** start Data lines **
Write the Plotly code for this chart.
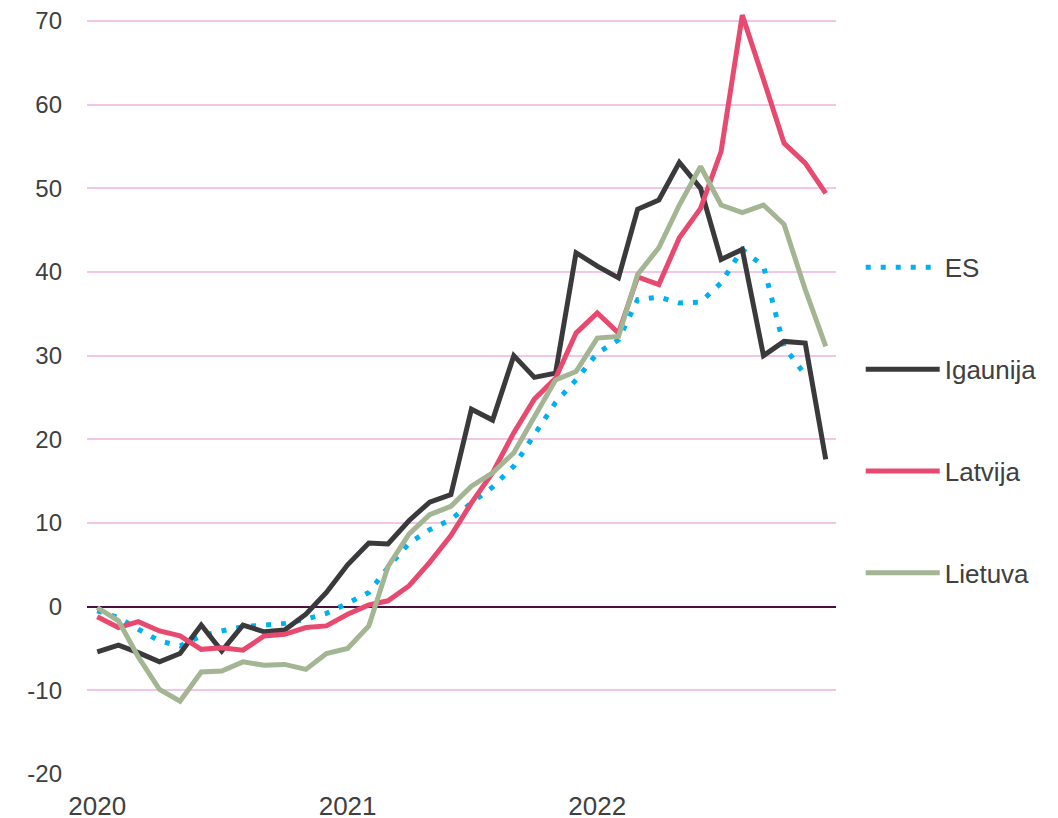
import pandas as pd
import plotly.graph_objects as go

# --- data: monthly values, Jan 2020 .. Dec 2022 ---
months = pd.date_range("2020-01-01", "2022-12-01", freq="MS")

es = [-0.5, -1.3, -2.7, -4.1, -4.7, -3.5, -2.9, -2.4, -2.2, -2.0, -1.5, -0.8,
      0.4, 1.7, 4.7, 7.6, 9.2, 10.4, 12.4, 14.3, 16.8, 20.6, 24.4, 27.1,
      30.3, 31.9, 36.7, 37.0, 36.3, 36.4, 38.7, 42.7, 40.7, 31.1, 27.7, None]

igaunija = [-5.4, -4.6, -5.5, -6.6, -5.6, -2.2, -5.3, -2.2, -3.0, -2.8, -0.9, 1.7,
            5.0, 7.6, 7.5, 10.3, 12.5, 13.4, 23.6, 22.3, 30.0, 27.4, 27.9, 42.3,
            40.7, 39.3, 47.5, 48.6, 53.1, 50.0, 41.5, 42.7, 30.0, 31.7, 31.5, 17.6]

latvija = [-1.2, -2.5, -1.8, -2.9, -3.5, -5.1, -4.9, -5.2, -3.5, -3.3, -2.5, -2.3,
           -0.9, 0.2, 0.7, 2.5, 5.3, 8.5, 12.4, 16.0, 20.8, 24.8, 27.3, 32.7,
           35.1, 32.7, 39.4, 38.5, 44.1, 47.6, 54.4, 70.7, 63.0, 55.4, 53.0, 49.4]

lietuva = [-0.1, -1.7, -6.0, -9.9, -11.3, -7.8, -7.7, -6.6, -7.0, -6.9, -7.5, -5.6,
           -5.0, -2.3, 4.8, 8.7, 11.0, 12.0, 14.4, 16.0, 18.4, 22.6, 27.1, 28.1,
           32.1, 32.3, 39.7, 42.9, 48.0, 52.6, 48.0, 47.1, 48.0, 45.7, 37.9, 31.1]

year_ticks = ["2020-01-01", "2021-01-01", "2022-01-01"]
year_labels = ["2020", "2021", "2022"]

y_ticks = [-20, -10, 0, 10, 20, 30, 40, 50, 60, 70]
y_labels = ["-20", "-10", "0", "10", "20", "30", "40", "50", "60", "70"]

series = [
    ("ES", es, "#00B0F0", "5px,10px"),
    ("Igaunija", igaunija, "#3A3A3C", "solid"),
    ("Latvija", latvija, "#E84A6F", "solid"),
    ("Lietuva", lietuva, "#A4B593", "solid"),
]

fig = go.Figure()

for name, vals, color, dash in series:
    fig.add_trace(go.Scatter(
        x=months,
        y=vals,
        mode="lines",
        name=name,
        legendgroup=name,
        line=dict(color=color, width=5, dash=dash),
    ))

fig.update_layout(
    width=1058,
    height=818,
    plot_bgcolor="white",
    paper_bgcolor="white",
    font=dict(family="Liberation Sans, Arial, sans-serif", size=24, color="#404040"),
    margin=dict(l=79, r=230, t=0, b=52),
    showlegend=True,
    legend=dict(
        x=1.033, y=0.692, xanchor="left", yanchor="top",
        font=dict(size=26, color="#404040"),
        tracegroupgap=65,
        itemwidth=74,
        bgcolor="rgba(0,0,0,0)",
    ),
)

fig.update_xaxes(
    range=["2019-12-17", "2022-12-16"],
    tickvals=year_ticks,
    ticktext=year_labels,
    showgrid=False,
    showline=False,
    zeroline=False,
    ticks="",
    ticklabelstandoff=14,
    ticklabeloverflow="allow",
    tickfont=dict(size=26, color="#404040"),
)

fig.update_yaxes(
    range=[-20, 71.55],
    tickvals=y_ticks,
    ticktext=y_labels,
    showgrid=True,
    gridcolor="#F2C6E6",
    gridwidth=2,
    zeroline=True,
    zerolinecolor="#4A1042",
    zerolinewidth=2,
    showline=False,
    ticks="",
    ticklabelstandoff=24,
    ticklabeloverflow="allow",
    tickfont=dict(size=24, color="#404040"),
)

fig.write_html("out.html")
** end Data lines **
Copy every line above word for word and exclude the pictures.

> **The completed task**:
Write the Plotly code for this chart.
import pandas as pd
import plotly.graph_objects as go

# --- data: monthly values, Jan 2020 .. Dec 2022 ---
months = pd.date_range("2020-01-01", "2022-12-01", freq="MS")

es = [-0.5, -1.3, -2.7, -4.1, -4.7, -3.5, -2.9, -2.4, -2.2, -2.0, -1.5, -0.8,
      0.4, 1.7, 4.7, 7.6, 9.2, 10.4, 12.4, 14.3, 16.8, 20.6, 24.4, 27.1,
      30.3, 31.9, 36.7, 37.0, 36.3, 36.4, 38.7, 42.7, 40.7, 31.1, 27.7, None]

igaunija = [-5.4, -4.6, -5.5, -6.6, -5.6, -2.2, -5.3, -2.2, -3.0, -2.8, -0.9, 1.7,
            5.0, 7.6, 7.5, 10.3, 12.5, 13.4, 23.6, 22.3, 30.0, 27.4, 27.9, 42.3,
            40.7, 39.3, 47.5, 48.6, 53.1, 50.0, 41.5, 42.7, 30.0, 31.7, 31.5, 17.6]

latvija = [-1.2, -2.5, -1.8, -2.9, -3.5, -5.1, -4.9, -5.2, -3.5, -3.3, -2.5, -2.3,
           -0.9, 0.2, 0.7, 2.5, 5.3, 8.5, 12.4, 16.0, 20.8, 24.8, 27.3, 32.7,
           35.1, 32.7, 39.4, 38.5, 44.1, 47.6, 54.4, 70.7, 63.0, 55.4, 53.0, 49.4]

lietuva = [-0.1, -1.7, -6.0, -9.9, -11.3, -7.8, -7.7, -6.6, -7.0, -6.9, -7.5, -5.6,
           -5.0, -2.3, 4.8, 8.7, 11.0, 12.0, 14.4, 16.0, 18.4, 22.6, 27.1, 28.1,
           32.1, 32.3, 39.7, 42.9, 48.0, 52.6, 48.0, 47.1, 48.0, 45.7, 37.9, 31.1]

year_ticks = ["2020-01-01", "2021-01-01", "2022-01-01"]
year_labels = ["2020", "2021", "2022"]

y_ticks = [-20, -10, 0, 10, 20, 30, 40, 50, 60, 70]
y_labels = ["-20", "-10", "0", "10", "20", "30", "40", "50", "60", "70"]

series = [
    ("ES", es, "#00B0F0", "5px,10px"),
    ("Igaunija", igaunija, "#3A3A3C", "solid"),
    ("Latvija", latvija, "#E84A6F", "solid"),
    ("Lietuva", lietuva, "#A4B593", "solid"),
]

fig = go.Figure()

for name, vals, color, dash in series:
    fig.add_trace(go.Scatter(
        x=months,
        y=vals,
        mode="lines",
        name=name,
        legendgroup=name,
        line=dict(color=color, width=5, dash=dash),
    ))

fig.update_layout(
    width=1058,
    height=818,
    plot_bgcolor="white",
    paper_bgcolor="white",
    font=dict(family="Liberation Sans, Arial, sans-serif", size=24, color="#404040"),
    margin=dict(l=79, r=230, t=0, b=52),
    showlegend=True,
    legend=dict(
        x=1.033, y=0.692, xanchor="left", yanchor="top",
        font=dict(size=26, color="#404040"),
        tracegroupgap=65,
        itemwidth=74,
        bgcolor="rgba(0,0,0,0)",
    ),
)

fig.update_xaxes(
    range=["2019-12-17", "2022-12-16"],
    tickvals=year_ticks,
    ticktext=year_labels,
    showgrid=False,
    showline=False,
    zeroline=False,
    ticks="",
    ticklabelstandoff=14,
    ticklabeloverflow="allow",
    tickfont=dict(size=26, color="#404040"),
)

fig.update_yaxes(
    range=[-20, 71.55],
    tickvals=y_ticks,
    ticktext=y_labels,
    showgrid=True,
    gridcolor="#F2C6E6",
    gridwidth=2,
    zeroline=True,
    zerolinecolor="#4A1042",
    zerolinewidth=2,
    showline=False,
    ticks="",
    ticklabelstandoff=24,
    ticklabeloverflow="allow",
    tickfont=dict(size=24, color="#404040"),
)

fig.write_html("out.html")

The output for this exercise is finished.